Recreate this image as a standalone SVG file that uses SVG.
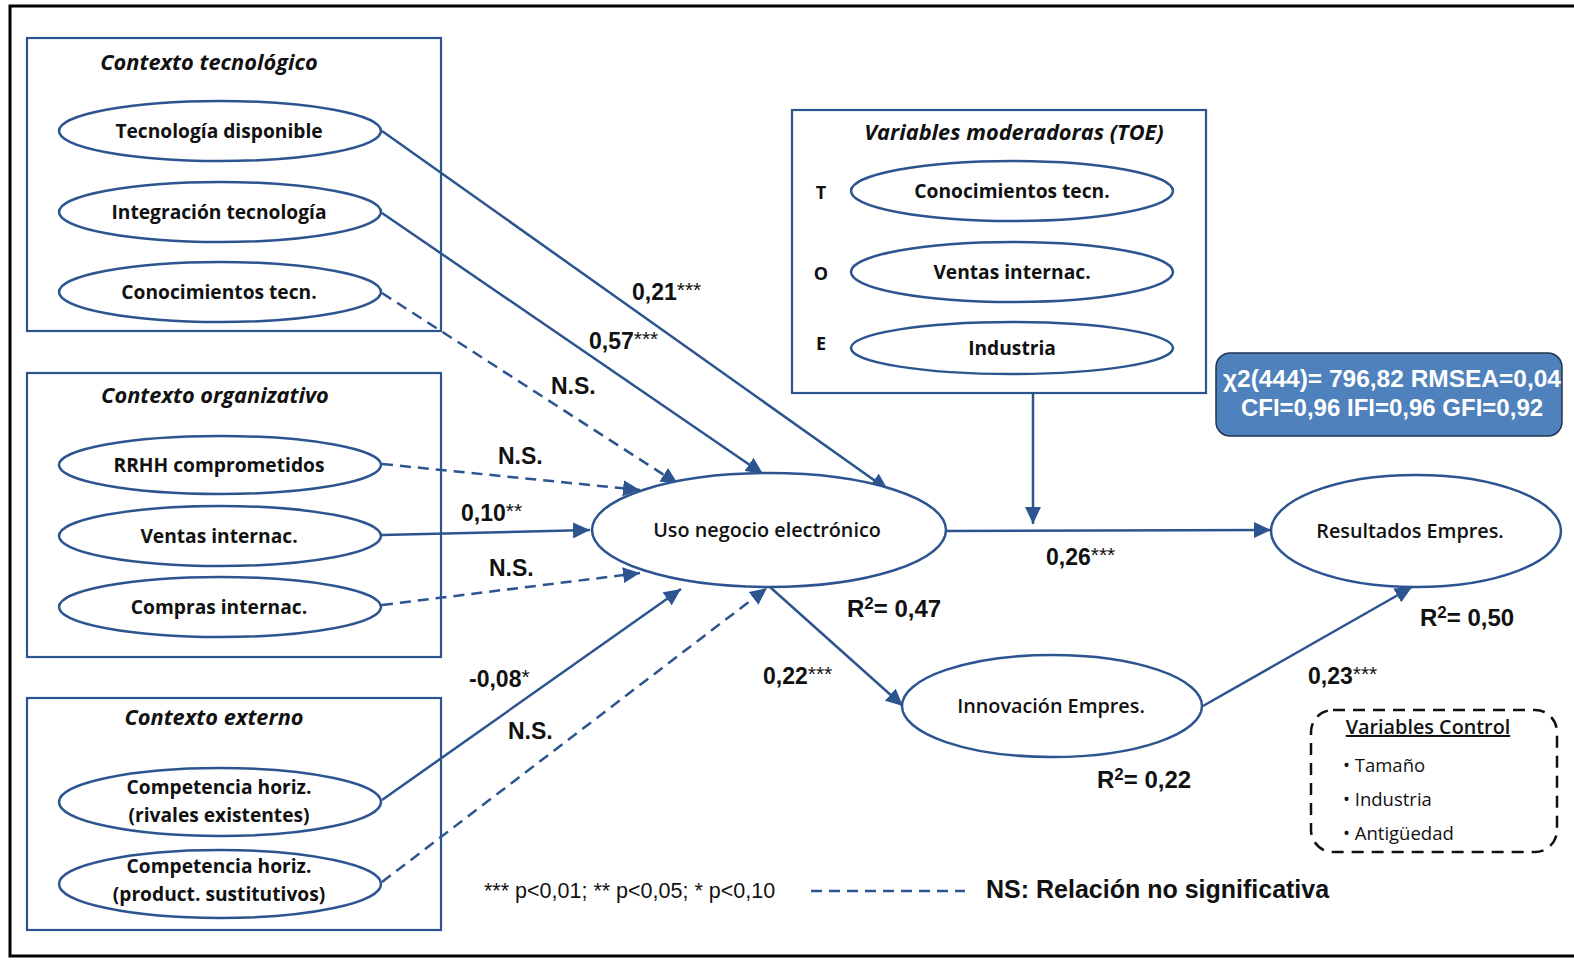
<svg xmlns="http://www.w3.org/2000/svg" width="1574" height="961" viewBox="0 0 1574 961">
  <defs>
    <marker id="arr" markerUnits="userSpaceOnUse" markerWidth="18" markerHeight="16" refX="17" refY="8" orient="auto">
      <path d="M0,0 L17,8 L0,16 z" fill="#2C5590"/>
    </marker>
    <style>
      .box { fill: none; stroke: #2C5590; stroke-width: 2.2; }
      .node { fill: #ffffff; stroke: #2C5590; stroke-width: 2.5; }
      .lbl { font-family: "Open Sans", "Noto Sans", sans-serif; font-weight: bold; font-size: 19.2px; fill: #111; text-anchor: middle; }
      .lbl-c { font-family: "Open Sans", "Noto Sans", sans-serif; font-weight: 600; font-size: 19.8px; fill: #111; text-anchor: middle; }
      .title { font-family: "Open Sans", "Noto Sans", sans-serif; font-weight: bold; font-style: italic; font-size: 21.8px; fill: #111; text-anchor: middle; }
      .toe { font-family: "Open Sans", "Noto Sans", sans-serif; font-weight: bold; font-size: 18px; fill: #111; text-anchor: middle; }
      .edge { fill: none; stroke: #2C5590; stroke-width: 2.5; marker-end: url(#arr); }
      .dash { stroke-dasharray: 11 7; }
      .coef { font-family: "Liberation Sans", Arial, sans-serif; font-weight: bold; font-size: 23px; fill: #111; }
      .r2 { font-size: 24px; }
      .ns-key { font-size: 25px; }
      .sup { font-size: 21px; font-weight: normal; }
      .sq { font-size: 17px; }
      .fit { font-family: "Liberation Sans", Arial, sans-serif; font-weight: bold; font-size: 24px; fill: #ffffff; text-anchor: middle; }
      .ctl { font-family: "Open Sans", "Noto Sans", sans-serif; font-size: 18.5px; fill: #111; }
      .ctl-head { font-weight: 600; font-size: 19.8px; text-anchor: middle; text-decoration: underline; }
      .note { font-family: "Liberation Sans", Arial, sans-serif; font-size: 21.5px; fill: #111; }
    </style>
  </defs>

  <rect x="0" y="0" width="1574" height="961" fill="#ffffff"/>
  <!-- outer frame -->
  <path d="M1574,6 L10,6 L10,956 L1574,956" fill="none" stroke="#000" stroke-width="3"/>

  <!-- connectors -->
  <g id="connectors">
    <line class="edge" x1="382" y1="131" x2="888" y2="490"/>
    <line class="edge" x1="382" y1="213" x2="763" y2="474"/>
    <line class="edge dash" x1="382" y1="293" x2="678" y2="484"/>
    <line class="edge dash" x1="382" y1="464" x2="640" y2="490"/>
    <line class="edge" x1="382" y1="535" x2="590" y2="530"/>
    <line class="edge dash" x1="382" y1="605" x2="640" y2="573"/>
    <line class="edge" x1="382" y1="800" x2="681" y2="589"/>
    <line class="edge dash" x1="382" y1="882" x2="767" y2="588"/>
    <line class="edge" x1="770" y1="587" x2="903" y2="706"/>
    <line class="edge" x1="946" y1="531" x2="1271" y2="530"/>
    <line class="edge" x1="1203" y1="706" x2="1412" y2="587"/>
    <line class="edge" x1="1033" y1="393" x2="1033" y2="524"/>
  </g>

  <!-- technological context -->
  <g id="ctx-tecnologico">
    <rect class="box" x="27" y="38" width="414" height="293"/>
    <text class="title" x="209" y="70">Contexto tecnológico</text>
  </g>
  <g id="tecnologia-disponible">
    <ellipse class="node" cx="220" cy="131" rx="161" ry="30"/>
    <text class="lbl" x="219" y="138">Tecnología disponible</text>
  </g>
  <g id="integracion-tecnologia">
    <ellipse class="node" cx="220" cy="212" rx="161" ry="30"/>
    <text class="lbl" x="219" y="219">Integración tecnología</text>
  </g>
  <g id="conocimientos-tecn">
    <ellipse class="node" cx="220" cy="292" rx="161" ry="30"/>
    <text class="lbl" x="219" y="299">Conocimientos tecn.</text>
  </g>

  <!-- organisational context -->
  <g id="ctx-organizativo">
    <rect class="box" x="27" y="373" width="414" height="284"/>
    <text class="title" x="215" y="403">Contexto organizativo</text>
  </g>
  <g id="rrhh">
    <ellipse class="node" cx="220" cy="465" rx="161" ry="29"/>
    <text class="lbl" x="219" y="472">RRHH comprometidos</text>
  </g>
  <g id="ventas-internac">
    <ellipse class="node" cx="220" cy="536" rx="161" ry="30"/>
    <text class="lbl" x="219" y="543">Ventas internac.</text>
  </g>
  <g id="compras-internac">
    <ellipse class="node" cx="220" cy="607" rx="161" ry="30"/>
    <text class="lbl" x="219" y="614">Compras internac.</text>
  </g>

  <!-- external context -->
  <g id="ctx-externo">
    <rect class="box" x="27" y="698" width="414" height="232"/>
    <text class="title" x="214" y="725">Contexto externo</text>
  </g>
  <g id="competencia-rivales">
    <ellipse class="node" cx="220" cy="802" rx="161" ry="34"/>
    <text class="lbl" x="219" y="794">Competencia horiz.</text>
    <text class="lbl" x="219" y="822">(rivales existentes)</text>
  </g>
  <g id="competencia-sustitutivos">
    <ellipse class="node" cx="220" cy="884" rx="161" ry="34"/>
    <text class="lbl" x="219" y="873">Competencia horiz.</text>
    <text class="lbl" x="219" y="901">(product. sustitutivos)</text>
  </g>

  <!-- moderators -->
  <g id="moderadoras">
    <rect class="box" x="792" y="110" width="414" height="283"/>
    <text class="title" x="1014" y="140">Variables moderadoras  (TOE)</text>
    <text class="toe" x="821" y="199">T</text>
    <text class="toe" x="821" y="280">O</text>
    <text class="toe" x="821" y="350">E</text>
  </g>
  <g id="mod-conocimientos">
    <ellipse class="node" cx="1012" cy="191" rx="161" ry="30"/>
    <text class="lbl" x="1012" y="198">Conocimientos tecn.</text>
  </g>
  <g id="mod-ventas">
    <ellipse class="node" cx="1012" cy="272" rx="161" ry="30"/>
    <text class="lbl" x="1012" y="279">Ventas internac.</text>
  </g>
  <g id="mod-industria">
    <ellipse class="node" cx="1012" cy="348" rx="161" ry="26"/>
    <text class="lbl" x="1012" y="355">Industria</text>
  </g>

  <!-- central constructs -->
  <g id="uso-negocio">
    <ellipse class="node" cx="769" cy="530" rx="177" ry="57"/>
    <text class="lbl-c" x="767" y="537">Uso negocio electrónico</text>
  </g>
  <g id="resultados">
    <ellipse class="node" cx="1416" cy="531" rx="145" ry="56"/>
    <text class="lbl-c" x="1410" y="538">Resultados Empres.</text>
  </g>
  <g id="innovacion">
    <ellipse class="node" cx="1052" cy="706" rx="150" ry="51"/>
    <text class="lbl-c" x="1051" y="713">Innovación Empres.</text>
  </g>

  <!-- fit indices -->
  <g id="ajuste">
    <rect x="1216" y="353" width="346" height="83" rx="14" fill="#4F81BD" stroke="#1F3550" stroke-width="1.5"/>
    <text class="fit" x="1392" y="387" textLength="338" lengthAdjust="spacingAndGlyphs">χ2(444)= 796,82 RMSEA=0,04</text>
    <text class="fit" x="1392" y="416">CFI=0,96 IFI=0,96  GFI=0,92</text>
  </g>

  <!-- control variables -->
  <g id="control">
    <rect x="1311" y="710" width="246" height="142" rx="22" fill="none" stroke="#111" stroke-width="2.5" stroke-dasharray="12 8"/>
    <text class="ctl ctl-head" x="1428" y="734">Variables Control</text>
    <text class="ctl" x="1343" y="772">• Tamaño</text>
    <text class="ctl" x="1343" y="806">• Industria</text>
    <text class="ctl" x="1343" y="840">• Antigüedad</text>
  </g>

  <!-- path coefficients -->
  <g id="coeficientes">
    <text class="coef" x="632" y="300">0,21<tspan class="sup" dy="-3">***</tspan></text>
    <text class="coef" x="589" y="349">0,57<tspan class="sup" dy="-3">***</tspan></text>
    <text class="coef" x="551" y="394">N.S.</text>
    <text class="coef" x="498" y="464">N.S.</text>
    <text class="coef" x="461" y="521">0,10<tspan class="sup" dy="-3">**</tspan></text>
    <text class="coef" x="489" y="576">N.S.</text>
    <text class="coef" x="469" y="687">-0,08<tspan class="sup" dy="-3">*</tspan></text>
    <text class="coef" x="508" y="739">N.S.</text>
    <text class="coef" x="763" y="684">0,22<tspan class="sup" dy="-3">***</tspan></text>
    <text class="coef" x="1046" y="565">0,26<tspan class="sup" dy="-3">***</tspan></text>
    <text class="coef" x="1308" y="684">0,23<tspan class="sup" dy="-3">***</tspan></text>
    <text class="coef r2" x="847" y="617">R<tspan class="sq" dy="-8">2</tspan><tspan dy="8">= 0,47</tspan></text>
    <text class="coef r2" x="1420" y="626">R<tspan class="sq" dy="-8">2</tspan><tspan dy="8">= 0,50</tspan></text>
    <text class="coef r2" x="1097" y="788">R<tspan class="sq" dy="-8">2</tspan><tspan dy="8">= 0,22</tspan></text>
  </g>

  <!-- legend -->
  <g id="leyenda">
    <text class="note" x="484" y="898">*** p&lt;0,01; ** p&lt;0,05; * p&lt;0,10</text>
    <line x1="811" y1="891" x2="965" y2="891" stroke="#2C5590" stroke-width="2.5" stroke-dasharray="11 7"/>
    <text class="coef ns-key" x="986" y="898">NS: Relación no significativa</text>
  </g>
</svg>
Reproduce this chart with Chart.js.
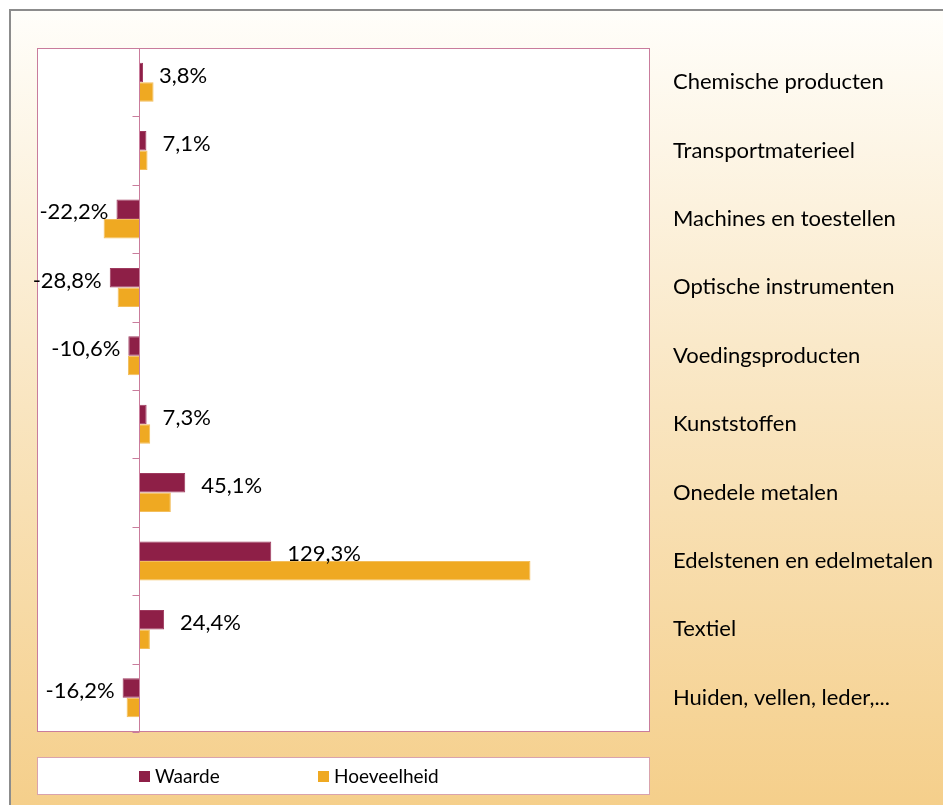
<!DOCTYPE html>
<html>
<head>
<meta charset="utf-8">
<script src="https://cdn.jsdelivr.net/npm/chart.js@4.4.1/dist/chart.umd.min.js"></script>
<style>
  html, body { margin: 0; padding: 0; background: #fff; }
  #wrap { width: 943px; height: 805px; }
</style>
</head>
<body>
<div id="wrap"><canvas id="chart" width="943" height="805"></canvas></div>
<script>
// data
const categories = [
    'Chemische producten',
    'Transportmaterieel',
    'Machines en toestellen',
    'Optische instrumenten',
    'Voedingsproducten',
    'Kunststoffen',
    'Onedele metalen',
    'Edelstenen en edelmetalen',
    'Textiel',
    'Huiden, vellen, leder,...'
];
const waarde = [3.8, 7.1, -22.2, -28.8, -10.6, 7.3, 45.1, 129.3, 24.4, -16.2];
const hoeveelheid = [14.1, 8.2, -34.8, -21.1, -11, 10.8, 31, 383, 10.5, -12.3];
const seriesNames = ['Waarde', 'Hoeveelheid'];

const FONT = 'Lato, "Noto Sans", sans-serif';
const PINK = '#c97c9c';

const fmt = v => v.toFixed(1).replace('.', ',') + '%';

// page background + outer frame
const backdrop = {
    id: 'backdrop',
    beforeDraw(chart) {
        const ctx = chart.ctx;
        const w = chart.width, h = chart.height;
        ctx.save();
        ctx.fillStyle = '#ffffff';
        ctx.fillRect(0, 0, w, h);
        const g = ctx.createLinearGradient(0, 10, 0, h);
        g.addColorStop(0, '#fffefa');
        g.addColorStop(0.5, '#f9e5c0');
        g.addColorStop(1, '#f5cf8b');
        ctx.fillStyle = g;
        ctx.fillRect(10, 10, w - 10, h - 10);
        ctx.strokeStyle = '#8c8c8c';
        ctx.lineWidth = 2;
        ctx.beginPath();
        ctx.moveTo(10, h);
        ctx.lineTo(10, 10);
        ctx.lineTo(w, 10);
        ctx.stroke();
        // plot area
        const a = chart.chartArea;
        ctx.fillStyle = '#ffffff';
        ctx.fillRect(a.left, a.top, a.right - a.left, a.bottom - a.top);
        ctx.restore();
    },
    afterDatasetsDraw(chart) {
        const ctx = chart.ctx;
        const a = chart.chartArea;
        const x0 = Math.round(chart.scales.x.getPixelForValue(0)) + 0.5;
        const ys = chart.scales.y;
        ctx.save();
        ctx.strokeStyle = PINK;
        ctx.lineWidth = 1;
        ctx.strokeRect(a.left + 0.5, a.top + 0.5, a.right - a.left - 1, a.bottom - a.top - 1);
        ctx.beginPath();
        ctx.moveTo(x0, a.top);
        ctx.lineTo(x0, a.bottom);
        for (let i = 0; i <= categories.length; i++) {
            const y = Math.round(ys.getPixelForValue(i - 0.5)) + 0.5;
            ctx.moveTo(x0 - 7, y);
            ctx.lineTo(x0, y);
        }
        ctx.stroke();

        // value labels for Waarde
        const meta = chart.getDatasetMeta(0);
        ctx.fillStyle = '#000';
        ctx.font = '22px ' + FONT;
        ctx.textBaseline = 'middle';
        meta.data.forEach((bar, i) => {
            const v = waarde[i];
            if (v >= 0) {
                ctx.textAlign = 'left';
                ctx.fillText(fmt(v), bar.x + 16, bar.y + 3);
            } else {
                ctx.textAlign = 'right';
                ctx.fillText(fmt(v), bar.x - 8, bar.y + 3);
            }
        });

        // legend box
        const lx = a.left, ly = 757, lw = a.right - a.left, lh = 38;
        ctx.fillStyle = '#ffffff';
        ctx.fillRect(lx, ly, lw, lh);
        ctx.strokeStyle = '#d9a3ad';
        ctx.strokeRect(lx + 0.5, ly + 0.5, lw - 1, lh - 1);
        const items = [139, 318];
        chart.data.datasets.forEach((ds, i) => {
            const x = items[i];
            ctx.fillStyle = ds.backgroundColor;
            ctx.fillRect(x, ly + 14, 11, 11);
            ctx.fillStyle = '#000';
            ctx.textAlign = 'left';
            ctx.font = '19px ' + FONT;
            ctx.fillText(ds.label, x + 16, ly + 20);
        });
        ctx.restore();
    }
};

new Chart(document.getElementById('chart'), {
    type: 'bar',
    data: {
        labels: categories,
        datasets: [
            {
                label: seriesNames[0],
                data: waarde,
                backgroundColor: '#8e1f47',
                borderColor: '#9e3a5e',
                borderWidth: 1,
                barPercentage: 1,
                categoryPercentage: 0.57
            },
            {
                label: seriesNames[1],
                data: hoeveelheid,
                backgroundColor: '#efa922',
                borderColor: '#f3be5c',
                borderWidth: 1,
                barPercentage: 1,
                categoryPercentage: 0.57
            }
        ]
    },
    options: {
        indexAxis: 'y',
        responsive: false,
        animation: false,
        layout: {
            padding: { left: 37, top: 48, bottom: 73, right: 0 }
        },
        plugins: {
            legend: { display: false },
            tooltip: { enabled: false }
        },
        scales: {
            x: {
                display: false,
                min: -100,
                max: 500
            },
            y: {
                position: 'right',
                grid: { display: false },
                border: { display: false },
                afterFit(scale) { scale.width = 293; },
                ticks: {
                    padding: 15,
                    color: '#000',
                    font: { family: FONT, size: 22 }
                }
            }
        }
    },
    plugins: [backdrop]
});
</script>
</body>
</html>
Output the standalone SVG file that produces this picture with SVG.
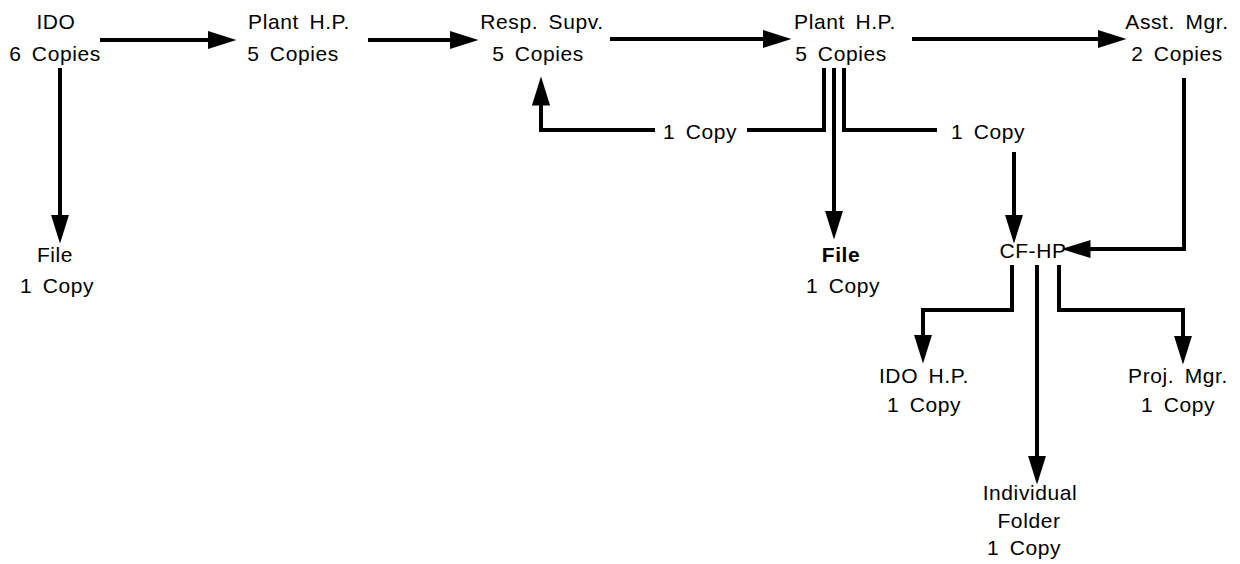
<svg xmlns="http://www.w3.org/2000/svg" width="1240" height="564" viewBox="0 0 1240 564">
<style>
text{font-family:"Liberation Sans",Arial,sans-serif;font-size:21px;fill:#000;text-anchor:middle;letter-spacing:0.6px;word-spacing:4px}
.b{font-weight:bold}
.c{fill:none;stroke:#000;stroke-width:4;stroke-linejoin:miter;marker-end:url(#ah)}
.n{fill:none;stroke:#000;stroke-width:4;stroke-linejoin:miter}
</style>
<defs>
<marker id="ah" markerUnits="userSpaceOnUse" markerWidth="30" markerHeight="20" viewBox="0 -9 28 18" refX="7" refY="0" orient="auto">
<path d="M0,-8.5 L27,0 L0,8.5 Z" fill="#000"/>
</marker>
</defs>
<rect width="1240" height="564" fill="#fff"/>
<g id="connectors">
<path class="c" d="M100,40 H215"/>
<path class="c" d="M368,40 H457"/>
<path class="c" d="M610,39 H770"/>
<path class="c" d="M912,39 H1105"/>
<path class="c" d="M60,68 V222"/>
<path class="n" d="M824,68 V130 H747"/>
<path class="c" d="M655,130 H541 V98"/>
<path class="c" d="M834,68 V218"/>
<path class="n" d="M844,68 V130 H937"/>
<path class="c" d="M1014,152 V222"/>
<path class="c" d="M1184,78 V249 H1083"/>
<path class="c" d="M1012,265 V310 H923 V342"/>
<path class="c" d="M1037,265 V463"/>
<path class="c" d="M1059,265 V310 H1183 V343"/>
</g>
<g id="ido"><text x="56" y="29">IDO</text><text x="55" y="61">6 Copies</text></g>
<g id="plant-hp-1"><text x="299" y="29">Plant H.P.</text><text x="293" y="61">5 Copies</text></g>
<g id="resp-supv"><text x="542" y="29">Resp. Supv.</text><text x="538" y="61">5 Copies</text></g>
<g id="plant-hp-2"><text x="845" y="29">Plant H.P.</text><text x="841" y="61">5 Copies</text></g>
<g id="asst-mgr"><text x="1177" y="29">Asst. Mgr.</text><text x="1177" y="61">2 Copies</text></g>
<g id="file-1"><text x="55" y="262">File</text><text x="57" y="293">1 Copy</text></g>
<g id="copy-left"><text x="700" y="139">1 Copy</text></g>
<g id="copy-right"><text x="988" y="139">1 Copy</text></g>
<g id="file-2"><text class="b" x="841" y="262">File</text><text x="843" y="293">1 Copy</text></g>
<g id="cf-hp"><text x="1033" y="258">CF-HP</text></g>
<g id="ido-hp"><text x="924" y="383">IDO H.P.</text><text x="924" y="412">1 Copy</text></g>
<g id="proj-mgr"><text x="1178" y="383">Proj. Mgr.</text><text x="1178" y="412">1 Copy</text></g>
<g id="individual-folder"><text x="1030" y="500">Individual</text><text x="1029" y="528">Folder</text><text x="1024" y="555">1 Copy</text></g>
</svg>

______

List each line of the records that holds the string "this".

REPLY:
Recreate this image as a standalone SVG file that uses SVG.
Reproduce this chart with Chart.js.
Output the standalone SVG file that produces this picture with SVG.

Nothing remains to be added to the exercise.